ChemBERTa: Large-Scale Self-Supervised Pretraining for Molecular Property Prediction

TL;DR

ChemBERTa demonstrates that transformer models, pretrained on large molecular datasets, can effectively predict molecular properties, offering a promising alternative to traditional methods like GNNs and fingerprints.

Contribution

This work systematically evaluates transformers for molecular property prediction and introduces ChemBERTa, a large-scale pretrained model with a new dataset of 77 million SMILES for self-supervised learning.

Findings

ChemBERTa scales well with dataset size

Achieves competitive performance on MoleculeNet

Provides attention-based visualization tools

Abstract

GNNs and chemical fingerprints are the predominant approaches to representing molecules for property prediction.

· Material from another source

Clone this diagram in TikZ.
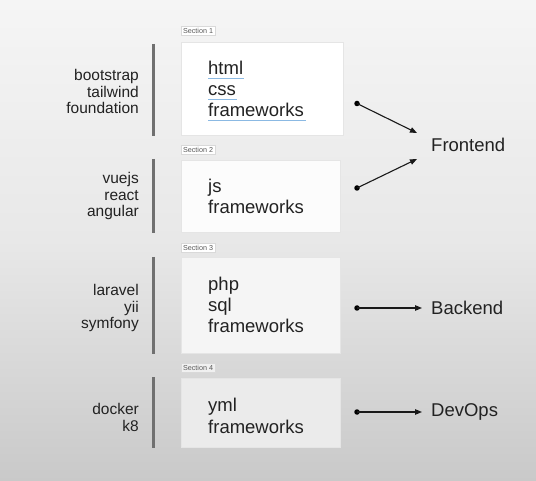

However, in NLP, transformers have become the de-facto standard for representation learning thanks to their strong downstream task transfer. In parallel, the software ecosystem around transformers is maturing rapidly, with libraries like HuggingFace and BertViz enabling streamlined training and introspection. In this work, we make one of the first attempts to systematically evaluate transformers on molecular property prediction tasks via our ChemBERTa model. ChemBERTa scales well with pretraining dataset size, offering competitive downstream performance on MoleculeNet and useful attention-based visualization modalities. Our results suggest that transformers offer a promising avenue of future work for molecular representation learning and property prediction. To facilitate these efforts, we release a curated dataset of 77M SMILES from PubChem suitable for large-scale self-supervised pretraining.